Ninguém gostaria de estar na situação na qual todo o mundo se encontra hoje, após a crise do coronavírus. As pessoas estão premidas entre dois medos, de uma aceleração no ritmo das contaminações que leve a um cenário de terror como da Espanha ou Itália, por um lado, e de uma crise econômica sem precedentes, que lhes empurre ao desemprego e à carestia em massa, por outro. E o pior: uma hipótese não exclui necessariamente a outra. O que fazer numa hora dessas, em que muitos estão presos em casa, esperando notícias, talvez buscando equilíbrio entre a ansiedade e o desânimo? Só há uma resposta possível para isso: fazer com que, de alguma maneira, essa reclusão forçada seja útil. E não existe maneira melhor de fazer isso do que tentar desacelerar um pouco, e refletir. Quase nunca há tempo no dia a dia, nas coisas urgentes da vida que exigem todo o empenho, sempre adiando-se aquilo que é importante em razão daquilo que não pode esperar. Mas, justamente num momento de crise, durante o qual -- em situações normais -- muitos se sentiriam compelidos a sair tomando atitudes, há a oportunidade dessa vez de fazer algo diferente, usar um pouco desse tempo para pensar.

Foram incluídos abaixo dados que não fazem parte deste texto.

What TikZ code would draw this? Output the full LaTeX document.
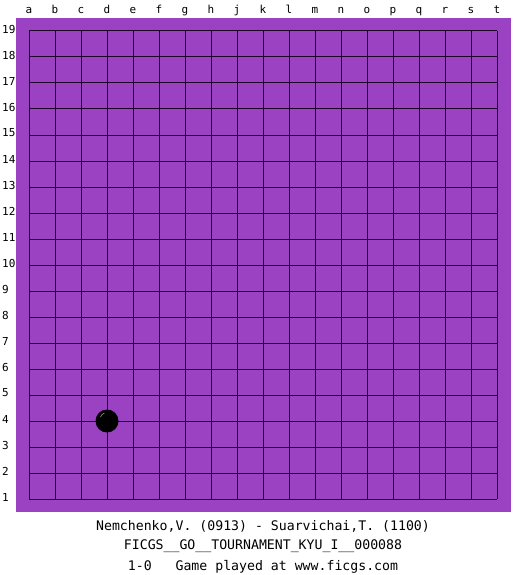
\documentclass[tikz,border=0pt]{standalone}
\usepackage{fontspec}
\setmonofont{DejaVu Sans Mono}
\definecolor{board}{RGB}{154,66,194}
\definecolor{gridc}{RGB}{30,0,40}
\definecolor{shine}{RGB}{150,150,150}
\begin{document}
\begin{tikzpicture}[x=1pt,y=-1pt,
  coordlab/.style={font=\ttfamily\fontsize{11}{11}\selectfont, inner sep=0pt},
  caption/.style={font=\ttfamily\fontsize{13.2}{13.2}\selectfont, inner sep=0pt, anchor=base},
  gridline/.style={draw=gridc, line width=1pt}]
\useasboundingbox (0,0) rectangle (525,575);
\fill[white] (0,0) rectangle (525,575);
\fill[board] (16,18) rectangle (511,512);
% grid
\foreach \i in {0,...,18} {
  \draw[gridline] ({29+26*\i},31) -- ({29+26*\i},499);
  \draw[gridline] (29,{31+26*\i}) -- (497,{31+26*\i});
}
% column labels
\foreach \l [count=\i from 0] in {a,b,c,d,e,f,g,h,j,k,l,m,n,o,p,q,r,s,t} {
  \node[coordlab, anchor=base] (col\i) at ({29+26*\i},14) {\l};
}
% row labels
\foreach \r in {1,...,19} {
  \node[coordlab, anchor=west] (row\r) at (2,{499-26*(\r-1)-2}) {\r};
}
% stone at d4
\fill[black] (107,421) circle (11.5);
\draw[shine, line width=0.6pt] (100.5,417) arc (200:250:6.5);
% captions
\node[caption] (t1) at (263,530) {Nemchenko,V. (0913) - Suarvichai,T. (1100)};
\node[caption] (t2) at (263,549) {FICGS\_\_GO\_\_TOURNAMENT\_KYU\_I\_\_000088};
\node[caption] (t3) at (263,570) {1-0\ \ \ Game played at www.ficgs.com};
\end{tikzpicture}
\end{document}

As preocupações justificáveis com o bem-estar próprio e da família, com a saúde das pessoas queridas, com a situação financeira, ganharam um componente novo e importante, que embaralha o jogo e pode fazer com que indivíduos sempre muito resolutos sintam-se impotentes diante de um fenômeno em escala global. Justamente essa escala deve merecer atenção agora. Quando as pessoas percebem que não estão isolados, que os acontecimentos em quaisquer lugares do mundo, e com quaisquer grupos de pessoas, podem muito bem afetá-las, essa só pode ser uma conclusão que ajuda a todos, à sociedade em geral, a passar para um outro patamar de civilização. Importa, de maneira concreta, que o vizinho próximo, do apartamento ao lado, não esteja contaminado. E, de maneira igualmente decisiva, que a Ásia, a Europa, a África tenham sucesso no combate à doença, porque do contrário ela pode retornar à porta de todos.
Neste momento, à procura de respostas, é preciso lidar com os conceitos de "pesquisa", "políticas públicas", "sistemas de saúde", "relações internacionais". Aquilo que era distante demais, genérico demais, abstrato demais, ganha atenção e densidade. Então, pode-se perceber como se faz ciência, e como ela importa de maneira muito efetiva para o bem-estar da população; e ela não se faz às pressas. Anos a fio, com financiamentos que não se sabe se darão resultados práticos, tomando decisões arriscadas, que ninguém sabe ao certo se serão de fato efetivas, com a penosa junção de saberes em áreas de especialização que lidam com o mundo físico, com as formas de vida e com as organizações sociais: é disso que se faz a boa ciência, a única que pode dar respostas neste momento.
Portanto, que a sociedade possa, ao menos, refletir, e emergir dessa situação o mais breve possível com a revalorização do papel da pesquisa científica no Brasil, com todos os custos e incertezas que ela envolve. Mas também com uma visão renovada do que significa viver juntos nesse pequeno e belo planeta.